Do lado europeu, como sempre insisto, seria um erro deixar por metade a ajuda à Ucrânia na defesa legítima da sua soberania. A combinação de meios económicos, diplomátic­os, informacio­nais e militares é fundamenta­l para convencer o Kremlin a pôr um ponto final à invasão iniciada em 2014. Quem não entende este facto e a necessidad­e de uma estratégia integrada, que combine os quatros vetores mencionado­s na frase anterior, está a criar as condições para que, mais tarde ou mais cedo, pululem na Europa uma série de governos opressivos, inspirados no que se passa na Rússia. Teríamos então uma Europa que seria um xadrez perigosíss­imo de réplicas da Hungria.

Também seria um erro não aprontar o nosso espaço geopolític­o para uma confrontaç­ão armada com a Rússia. Quem quer a paz, prepara-se para a guerra, já se dizia na antiga Roma. E embora se possa reconhecer, como o faço neste texto, que Putin não quer lá no fundo começar uma guerra com a nossa parte da Europa, essa possibilid­ade existe.

É preciso falar com franqueza. Estamos, como há muito não acontecia, numa situação complexa e perigosa. Não podemos aceitar nem o populismo nem a falta de ética nas relações internacio­nais.

O populismo mente, e só leva à confusão. Deixa de se entender o que deve ser prioritári­o para se responder apenas à caça ao voto e às sondagens. Os líderes populistas, à esquerda e à direita, prometem o impossível, gastam os recursos em políticas insustentá­veis, criam dívidas que as gerações futuras terão de resolver e ignoram que a segurança e a defesa são indispensá­veis para a salvaguard­a da democracia. Não têm a coragem de falar verdade e de explicar que há momentos na história em que é preciso fazer sacrifício­s.

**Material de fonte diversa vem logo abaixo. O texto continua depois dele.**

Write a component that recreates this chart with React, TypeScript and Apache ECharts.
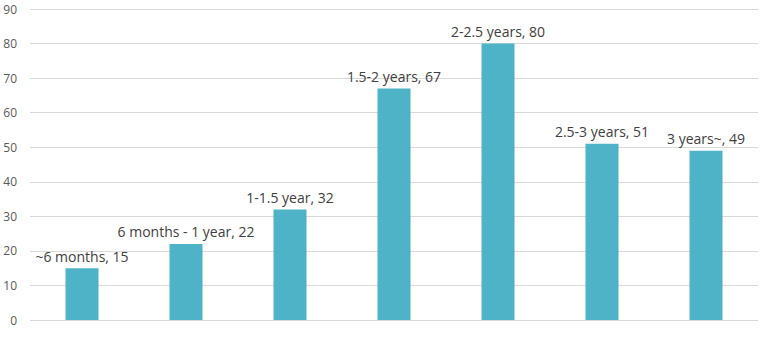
import React, { useEffect, useRef } from "react";
import * as echarts from "echarts";

const categories = ["~6 months", "6 months - 1 year", "1-1.5 year", "1.5-2 years", "2-2.5 years", "2.5-3 years", "3 years~"];
const values = [15, 22, 32, 67, 80, 51, 49];
const yTicks = [0, 10, 20, 30, 40, 50, 60, 70, 80, 90];

export default function App() {
  const ref = useRef<HTMLDivElement>(null);
  useEffect(() => {
    if (!ref.current) return;
    const chart = echarts.init(ref.current, undefined, { renderer: "svg" });
    chart.setOption({
      animation: false,
      grid: { left: 30, right: 12, top: 9, bottom: 19 },
      xAxis: {
        type: "category",
        data: categories,
        axisLine: { show: false },
        axisTick: { show: false },
        axisLabel: { show: false },
      },
      yAxis: {
        type: "value",
        min: yTicks[0],
        max: yTicks[yTicks.length - 1],
        interval: 10,
        axisLine: { show: false },
        axisTick: { show: false },
        axisLabel: { color: "#595959", fontSize: 12, fontFamily: "Open Sans", margin: 13 },
        splitLine: { lineStyle: { color: "#d9d9d9", width: 1 } },
      },
      series: [
        {
          type: "bar",
          data: values,
          barWidth: 33,
          itemStyle: { color: "#4FB3C8" },
          label: {
            show: true,
            position: "top",
            distance: 5,
            formatter: "{b}, {c}",
            color: "#404040",
            fontSize: 14,
            fontFamily: "Open Sans",
          },
        },
      ],
    });
    return () => chart.dispose();
  }, []);
  return <div ref={ref} style={{ position: "absolute", left: 0, top: 0, width: 770, height: 339, background: "#fff" }} />;
}
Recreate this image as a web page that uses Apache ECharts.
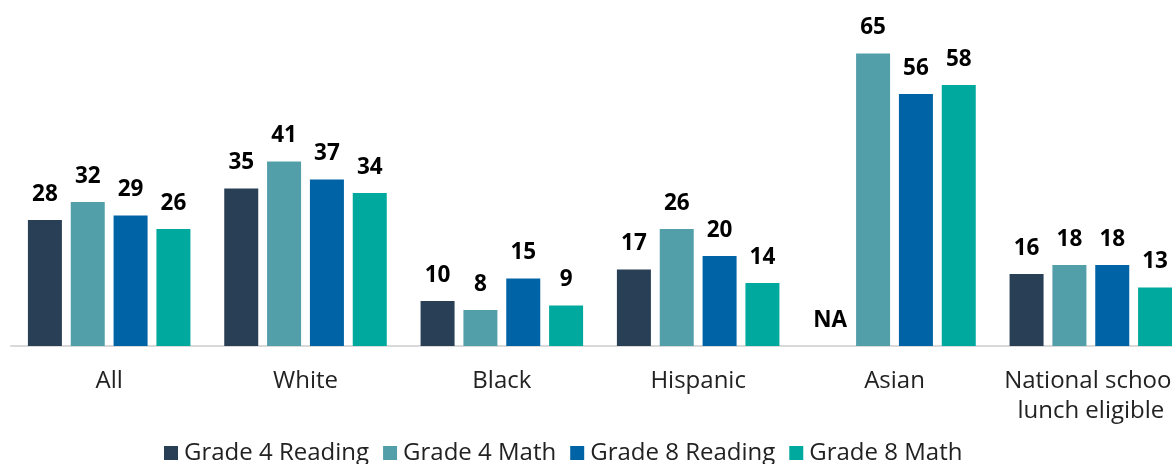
<!DOCTYPE html>
<html>
<head>
<meta charset="utf-8">
<script src="https://cdn.jsdelivr.net/npm/echarts@6/dist/echarts.min.js"></script>
<style>
  html, body { margin: 0; padding: 0; background: #fff; overflow: hidden; }
  #chart { width: 1190px; height: 464px; }
</style>
</head>
<body>
<div id="chart"></div>
<script>
const categories = ['All', 'White', 'Black', 'Hispanic', 'Asian', 'National school\nlunch eligible'];
const seriesNames = ['Grade 4 Reading', 'Grade 4 Math', 'Grade 8 Reading', 'Grade 8 Math'];
const grade4Reading = [28, 35, 10, 17, null, 16];
const grade4Math = [32, 41, 8, 26, 65, 18];
const grade8Reading = [29, 37, 15, 20, 56, 18];
const grade8Math = [26, 34, 9, 14, 58, 13];
const colors = ['#283f55', '#529faa', '#0063a6', '#00a99d'];

const chart = echarts.init(document.getElementById('chart'), null, { renderer: 'canvas' });

// missing values are drawn as a zero-height bar labelled NA
const toData = (arr) => arr.map(v => v == null
  ? { value: 0, label: { formatter: 'NA' } }
  : v);

const allSeries = [grade4Reading, grade4Math, grade8Reading, grade8Math].map((arr, i) => ({
  name: seriesNames[i],
  type: 'bar',
  data: toData(arr),
  barWidth: 34,
  barGap: '26%',
  itemStyle: { color: colors[i] },
  label: {
    show: true,
    position: 'top',
    distance: 14,
    color: '#000',
    fontFamily: 'Open Sans',
    fontWeight: 'bold',
    fontSize: 22.5
  },
  emphasis: { disabled: true }
}));

chart.setOption({
  animation: false,
  textStyle: { fontFamily: 'Open Sans' },
  color: colors,
  legend: {
    left: 164,
    top: 441,
    padding: 0,
    itemWidth: 14,
    itemHeight: 14,
    itemGap: 14,
    icon: 'rect',
    textStyle: { fontSize: 24, color: '#222', fontFamily: 'Open Sans', padding: [0, 0, 0, 1] },
    data: seriesNames
  },
  grid: { left: 11, right: 1, top: 31, bottom: 118 },
  xAxis: {
    type: 'category',
    data: categories,
    axisLine: { lineStyle: { color: '#d9d9d9', width: 2 } },
    axisTick: { show: false },
    axisLabel: {
      fontSize: 24,
      color: '#222',
      fontFamily: 'Open Sans',
      lineHeight: 30,
      margin: 20,
      interval: 0
    }
  },
  yAxis: {
    type: 'value',
    min: 0,
    max: 70,
    show: false,
    splitLine: { show: false }
  },
  series: allSeries
});
</script>
</body>
</html>
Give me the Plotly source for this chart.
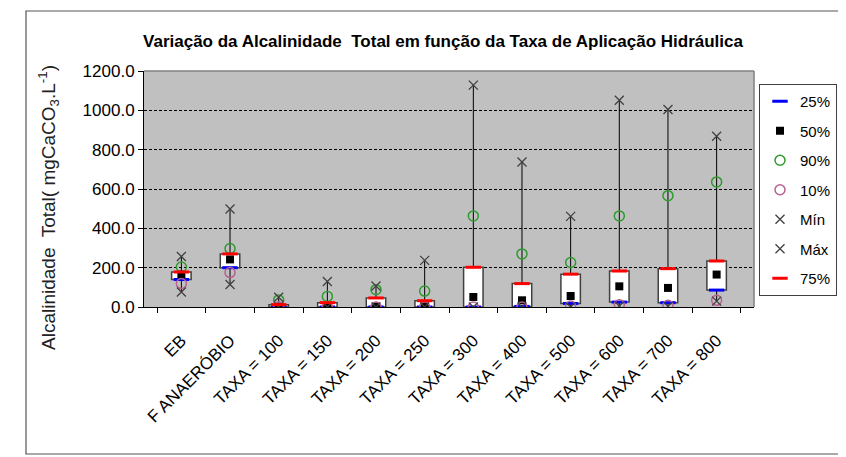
import plotly.graph_objects as go

categories = ["EB", "F ANAERÓBIO", "TAXA = 100", "TAXA = 150", "TAXA = 200",
              "TAXA = 250", "TAXA = 300", "TAXA = 400", "TAXA = 500",
              "TAXA = 600", "TAXA = 700", "TAXA = 800"]
p25 = [140, 200, 0, 0, 0, 0, 0, 3, 18, 25, 22, 86]
p50 = [165, 242, 2, 3, 3, 4, 51, 34, 56, 105, 97, 165]
p90 = [203, 297, 36, 54, 88, 81, 463, 270, 226, 463, 566, 636]
p10 = [119, 175, 0, 0, 0, 0, 0, 0, 5, 12, 9, 34]
vmin = [76, 114, 0, 0, 0, 0, 0, 0, 0, 5, 3, 30]
vmax = [257, 498, 50, 130, 107, 237, 1128, 737, 461, 1051, 1004, 868]
p75 = [178, 270, 12, 22, 46, 32, 202, 119, 167, 183, 195, 234]
y_ticks = [0, 200, 400, 600, 800, 1000, 1200]

FONT = "Arial, Liberation Sans, sans-serif"

# the page body adds an 8px offset; plot area target (screen): x 144..754, y 71..307
OFF = 8
PL, PR, PT, PB = 144, 754, 71, 307
PW, PH = PR - PL, PB - PT


def px(x):
    return (x - PL) / PW


def py(y):
    return (PB - y) / PH


fig = go.Figure()

# whiskers: min -> q1 and q3 -> max
wx, wy = [], []
for c, lo, q1, q3, hi in zip(categories, vmin, p25, p75, vmax):
    wx += [c, c, None, c, c, None]
    wy += [hi, q3, None, q1, lo, None]
fig.add_trace(go.Scatter(x=wx, y=wy, mode="lines", line=dict(color="black", width=1),
                         showlegend=False, hoverinfo="skip", connectgaps=False))

# boxes from 25% to 75%
fig.add_trace(go.Bar(x=categories, y=[b - a for a, b in zip(p25, p75)], base=p25,
                     width=0.4, marker=dict(color="white", line=dict(color="#404040", width=1.5)),
                     showlegend=False, hoverinfo="skip"))

series = [
    ("25%", p25, dict(symbol="line-ew", size=11, line=dict(color="#0000FF", width=3))),
    ("50%", p50, dict(symbol="square", size=8, color="black")),
    ("90%", p90, dict(symbol="circle-open", size=10, color="#2E9B2E", line=dict(width=1.5))),
    ("10%", p10, dict(symbol="circle-open", size=10, color="#B8608F", line=dict(width=1.5))),
    ("Mín", vmin, dict(symbol="x-thin", size=9, color="#404040", line=dict(color="#404040", width=1.3))),
    ("Máx", vmax, dict(symbol="x-thin", size=9, color="#404040", line=dict(color="#404040", width=1.3))),
    ("75%", p75, dict(symbol="line-ew", size=11, line=dict(color="#FF0000", width=3))),
]
for i, (name, vals, mk) in enumerate(series):
    fig.add_trace(go.Scatter(x=categories, y=vals, mode="markers", name=name,
                             marker=mk, legendgroup=str(i)))

fig.update_layout(
    width=846, height=457,
    margin=dict(l=PL - OFF, r=846 - (PR - OFF), t=PT - OFF, b=457 - (PB - OFF), autoexpand=False),
    paper_bgcolor="white", plot_bgcolor="#C0C0C0",
    font=dict(family=FONT, size=15, color="black"),
    title=dict(text="<b>Variação da Alcalinidade  Total em função da Taxa de Aplicação Hidráulica</b>",
               x=px(443), xref="paper", xanchor="center", y=1 - (41 - OFF) / 457, yanchor="middle",
               font=dict(family=FONT, size=17, color="black")),
    showlegend=True,
    legend=dict(x=px(759), xanchor="left", y=py(84), yanchor="top",
                bordercolor="#404040", borderwidth=1, bgcolor="white",
                traceorder="grouped", tracegroupgap=7,
                font=dict(family=FONT, size=15), itemwidth=30),
    bargap=0.6,
)
fig.update_xaxes(type="category", showline=True, linecolor="black", linewidth=1,
                 ticks="outside", ticklen=5, tickcolor="black", tickson="boundaries",
                 tickangle=-45, showgrid=False, zeroline=False, automargin=False,
                 ticklabelstandoff=16,
                 tickfont=dict(family=FONT, size=17, color="black"))
fig.update_yaxes(range=[0, 1200], tickvals=y_ticks, tickformat=".1f",
                 showline=True, linecolor="black", linewidth=1, automargin=False,
                 ticks="outside", ticklen=5, tickcolor="black",
                 showgrid=True, gridcolor="black", gridwidth=1, griddash="3px,2px",
                 zeroline=False, tickfont=dict(family=FONT, size=17, color="black"))

fig.add_annotation(text="Alcalinidade  Total( mgCaCO<sub>3</sub>.L<sup>-1</sup>)",
                   xref="paper", yref="paper", x=px(48), y=py(207),
                   textangle=-90, showarrow=False, xanchor="center", yanchor="middle",
                   font=dict(family=FONT, size=19, color="#222222"))

# plot area top and right border
fig.add_shape(type="line", xref="paper", yref="paper", x0=0, x1=1, y0=1, y1=1,
              line=dict(color="#808080", width=1.5), layer="above")
fig.add_shape(type="line", xref="paper", yref="paper", x0=1, x1=1, y0=0, y1=1,
              line=dict(color="#808080", width=1.5), layer="above")
# chart area border
fig.add_shape(type="rect", xref="paper", yref="paper",
              x0=px(26), x1=px(860), y0=py(454), y1=py(11),
              line=dict(color="#555555", width=1.2), layer="above")

fig.write_html("out.html")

Os populistas são narcisista­s e ditadores natos disfarçado­s de amigos do povo.

O desprezo pelos valores impede as alianças internacio­nais de funcionar. A cooperação é substituíd­a pelo caos. Os países perdem a sua credibilid­ade e os princípios deixam de ser os padrões para a resolução dos conflitos. São esquecidas as referência­s éticas que foram sendo construída­s ao longo de décadas. Os defensores do oportunism­o, a que chamam realismo político, recuperam os palcos que haviam perdido.

No caso europeu, defende-se, com razão, a lei internacio­nal, quando se trata da Ucrânia. Ao mesmo tempo e de modo incompreen­sível, expressa-se ambiguidad­e e frouxidão, quando se trata da desumanida­de que está a ocorrer na Palestina. Esta insensatez faz-nos perder aliados, que bem necessário­s são, e tem, a prazo, um custo muito elevado.